Inconvenient Conclusions Get Surveys Left in the Poll Vault
CBS began Tuesday by telling us, “Overall, 57 percent of respondents said the harsh political tone had nothing to do with the shooting, compared to 32 percent who felt it did.” Ah, how reassuring! A triumph for common sense and known facts! There is hope for the Republic after all!
But CBS must have had some wariness about that result, because by Tuesday night they had released a second set of numbers from the same poll revealing, “Forty-five percent of Americans believe that Jared Loughner’s political views were “probably” a factor in the shootings in Tucson Saturday, a new CBS News poll shows. One in three say they probably were not a factor, while 22 percent say they do not know.”
Er, what were his political views again? The tyranny of the English grammar structure? Me don’t even know how to take a political stance on that. I suppose you could consider an incomprehensible, murderous rage directed at Giffords a political view, but that’s almost a tautology: ‘Do you believe that his desire to kill drove him to kill?’
Is there anyone out there who feels like they really completely understand what was going on in the gunman’s head?* You do? Okay, go please turn yourself in to the FBI immediately.

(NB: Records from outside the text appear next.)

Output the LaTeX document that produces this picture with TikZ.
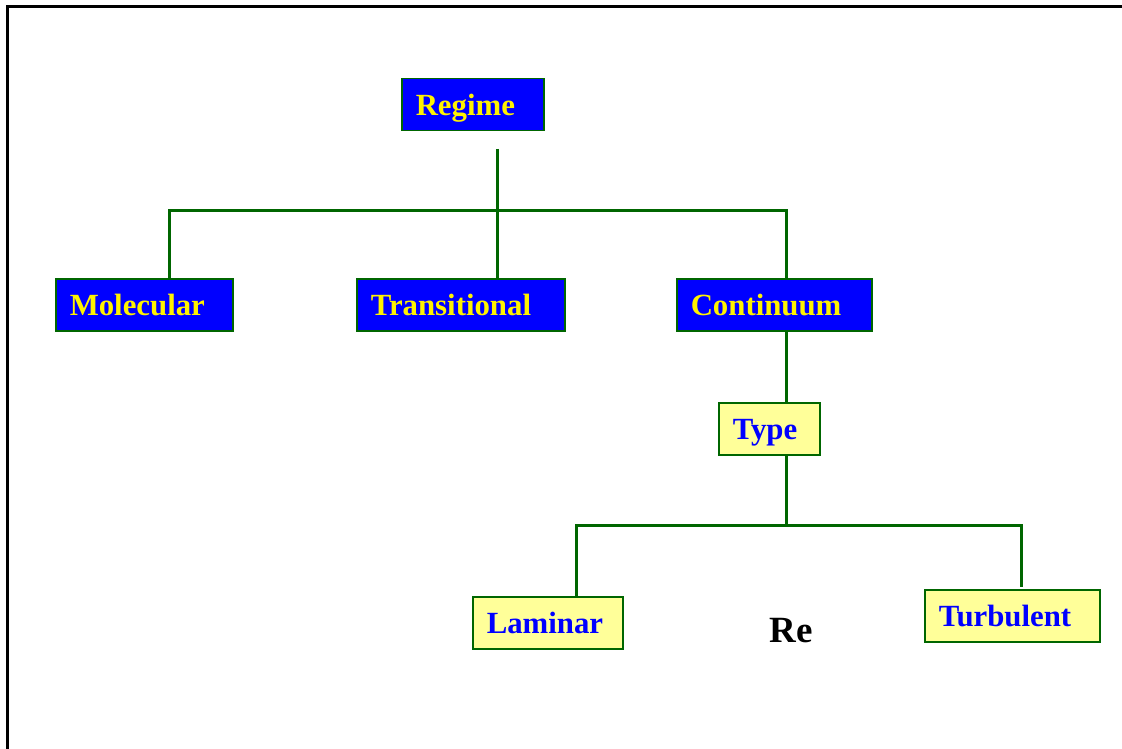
\documentclass[tikz,border=0pt]{standalone}
\usepackage{fontspec}
\setmainfont{Liberation Serif}
\usetikzlibrary{calc}
\definecolor{boxblue}{RGB}{0,0,255}
\definecolor{boxcream}{RGB}{255,255,153}
\definecolor{linegreen}{RGB}{0,102,0}
\tikzset{
	regimebox/.style={draw=linegreen, line width=1.5, fill=boxblue, text=yellow,
		anchor=north west, align=left, inner xsep=14, inner ysep=0,
		minimum height=52, text height=21, text depth=0,
		font=\fontsize{30.8}{36}\selectfont\bfseries},
	typebox/.style={regimebox, fill=boxcream, text=boxblue},
	branch/.style={draw=linegreen, line width=3}
}

\begin{document}
\begin{tikzpicture}[x=1pt, y=-1pt]
			%%%%% START %%%%%
			\useasboundingbox (0,0) rectangle (1122,749);
			\draw[line width=3] (7.5,749) -- (7.5,6.5) -- (1122,6.5);
			
			\node[regimebox, text width=114] (regime) at (401,78) {Regime};
			
			\node[regimebox, text width=149] (molecular) at (55,278) {Molecular};
			\node[regimebox, text width=180] (transitional) at (356,278) {Transitional};
			\node[regimebox, text width=167] (continuum) at (676,278) {Continuum};
			
			\node[typebox, text width=73] (type) at (718,402) {Type};
			
			\node[typebox, text width=122] (laminar) at (472,596) {Laminar};
			\node[typebox, text width=147] (turbulent) at (924,589) {Turbulent};
			
			\node[font=\fontsize{37}{42}\selectfont\bfseries, text height=25, text depth=0, inner sep=0] (re) at (791,630) {Re};
			
			\coordinate (rootdrop) at (497,149);
			\coordinate (leftend) at (169,210);
			\coordinate (rightend) at (786,210);
			\coordinate (lamend) at (576,525);
			\coordinate (turbend) at (1021,525);
			
			\draw[branch] (rootdrop) -- (rootdrop |- transitional.north);
			\draw[branch] (molecular.north -| leftend) -- (leftend) -- (rightend) -- (continuum.north -| rightend);
			\draw[branch] (continuum.south -| rightend) -- (type.north -| rightend);
			\draw[branch] (type.south -| rightend) -- (rightend |- lamend);
			\draw[branch] (laminar.north -| lamend) -- (lamend) -- (turbend) -- ($(turbulent.north -| turbend)+(0,-2)$);
			%%%%% END %%%%%
\end{tikzpicture}
\end{document}
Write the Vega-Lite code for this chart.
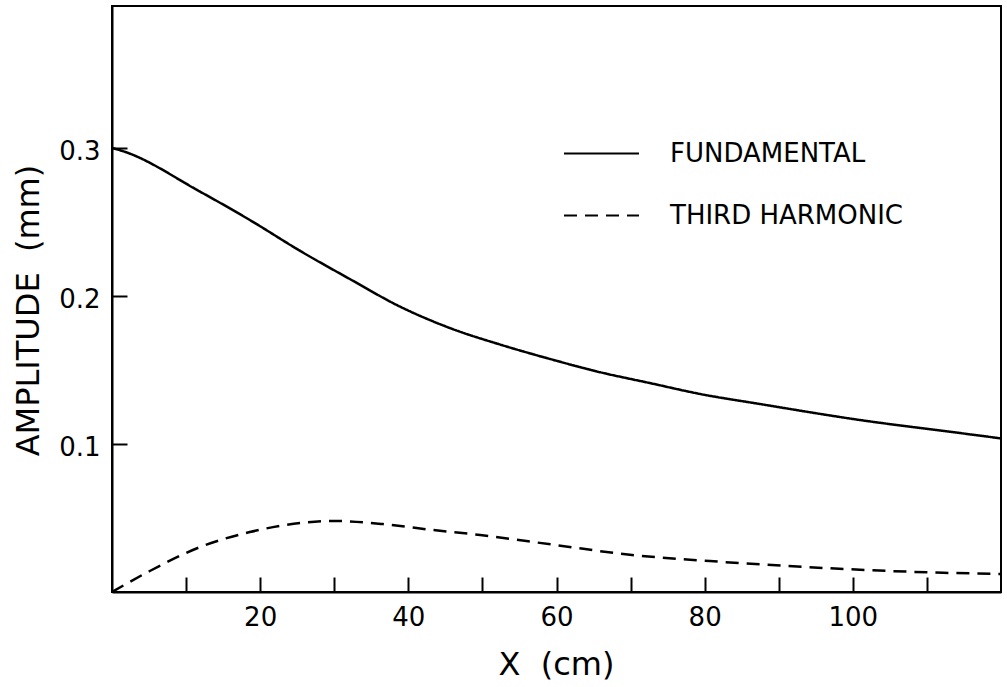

*You’ll notice I rarely write the gunman’s name. This is deliberate. I remember the Weekly Standard writing an editorial about the Columbine killers back in the 1990s, focusing on the abominable irony that we so often remember the names of the perpetrators of mass murder but rarely recall the names of the victims. At the end, I lamented that the editorial perpetuated the killers’ fame by naming them, only to reread it and find that the writer had artfully avoided mentioning either one. News coverage requires specific names, but afterward, when we digest and analyze, it is good to forget the names of evil men who killed in order to be remembered.